I definitely agree that Inform would be a very weird choice for a first language as part of a serious computer science curriculum, but more and more non-CS classes are using code in pursuit of art or literature projects.

A good development, in my opinion. Programming fosters a particular approach to problem solving and requires a certain amount of logical thinking, both useful skills to hone and transferable to other domains.

I have figured out most of the stuff on my own at the time I posted this I had 17 days given to complete the project and was given the assignment that day but that is not what is important I am having 2 issues now.

doors are not unlocking. The message I get is that the key doesn’t seem to fit the lock.

and the End game message won’t display.

what I have typed for it is

end story finally saying

“insert ending here.”

and i get an error.

But those are the last 2 errors I am having

Have you specifically declared that the relevant key unlocks the relevant door?

The wooden key unlocks the wooden door.

I believe it should be “end the story finally”.

end the story finally saying "insert ending here".

Hope this helps.

Chapters 3.12 and 3.13 in the Documentation will show you how to get a key to work with a lock.

As you didn’t post your code using the handy Code tag in the forum interface, it’s hard to be sure, but it appears you’ve put two carriage returns after the word “saying”. I doubt that will work. The “end the story” line belongs in a rule, like this:

Every turn: if the player does not carry the banana: end the story finally saying "Whoops! You dropped the banana!"

the door still doesn’t work this what I have typed

the mysterious door is a door. The mysterious door is north of the kitchen and south of the hidden celler. The mysterious door is lockable and locked.

I then added The old key unlocks the mysterious door. to the above code and it was still getting the key doesn’t seem to fit the lock message I then tried

The mysterious door is north of the kitchen and south of the hidden celler. The old key unlocks the mysterious door.

which gave me the message “that doesn’t seem like something you can unlock” I then tried

The old key unlocks the mysterious door.

which gave me the same message.

Have you read page 3.13, as I suggested? Evidently not. If you read that page, you’ll discover that the correct syntax is:

The mysterious door has matching key the old key.

Try that and let us know if it works.

What you’re wrestling with, basically, is the fact that Inform’s apparent ability to compile “plain English” is an illusion. Like any programming language, it has specific requirements for syntax. It only looks like English. It isn’t.

when i wrote that post and posted your post was not there

I tried the code you suggested

The mysterious door has matching key the old key.

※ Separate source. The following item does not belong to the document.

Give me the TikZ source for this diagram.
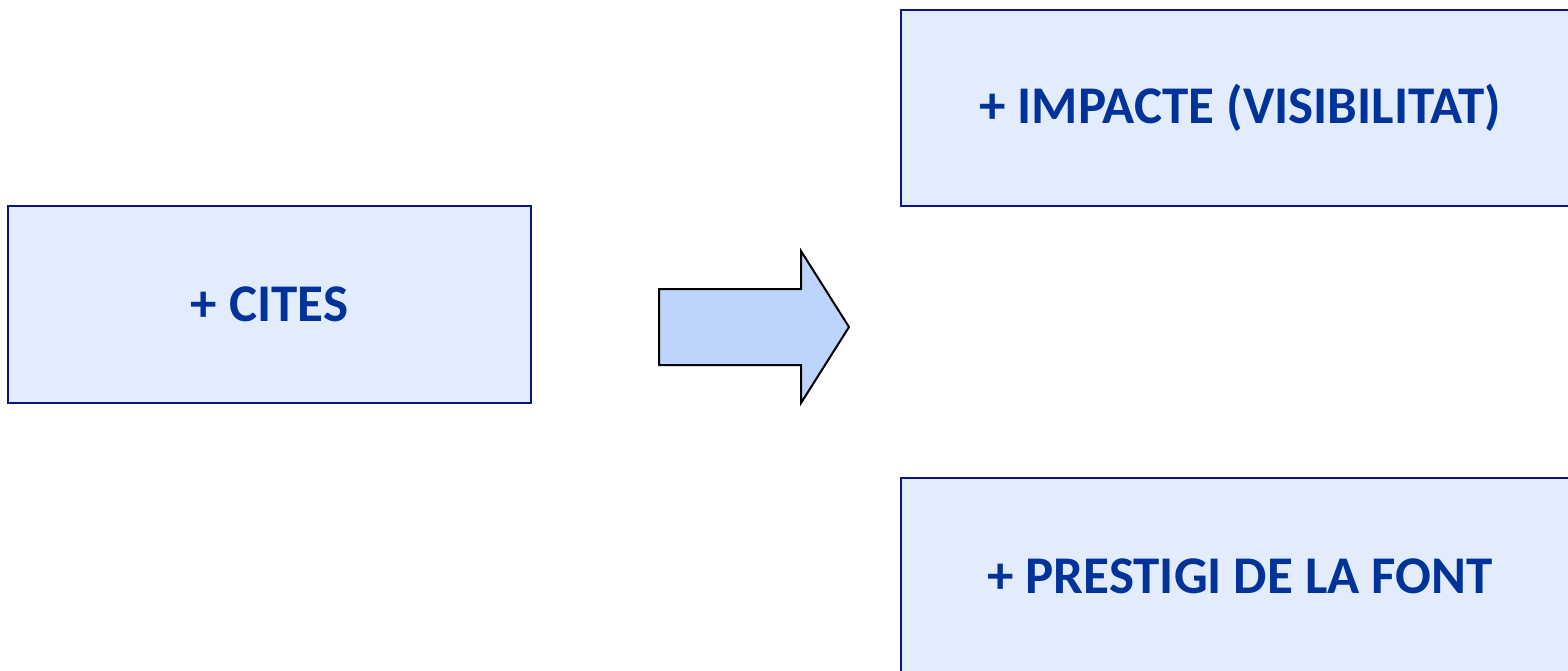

but got the message “that doesn’t seem like something that can be unlocked”

Jim, that shouldn’t be the problem. “The old key unlocks the mysterious door” is an acceptable alternative formulation for “The mysterious door has matching key the old key.” In fact, the following compiles and works as it should:

the mysterious door is a door. The mysterious door is north of the kitchen and south of the hidden cellar. The mysterious door is lockable and locked. The old key unlocks the mysterious door. The old key is in the kitchen.

So the problem must be somewhere else.

darknessedge, is it possible that you’ve made a typo somewhere in defining one of the objects? If you misspelled “mysterious” one time it would mess things up. Sometimes a problem is due to a hidden typo messing things up. You might try going to the index and looking at the ‘world’ tab, which will tell you something about the objects you’ve defined, and sometimes tells you that you’ve defined something you haven’t expected to. (For instance, once I wrote “War and Peace is on the table,” hoping to get a Tolstoy novel, and the world tab revealed that I had created two things, one called War and one called Peace.)

BTW, “cellar” is spelled with an a.

Strange! I tried it out and it works for me. Try this.

[code]“Test”

The mysterious door is a locked door. The Mysterious Door is north of The Kitchen and south of The Hidden Cellar. The old key is in the kitchen. The old key unlocks the mysterious door.

Test me with “unlock door with key”.[/code]

You can say this as well.

The old key unlocks the mysterious door.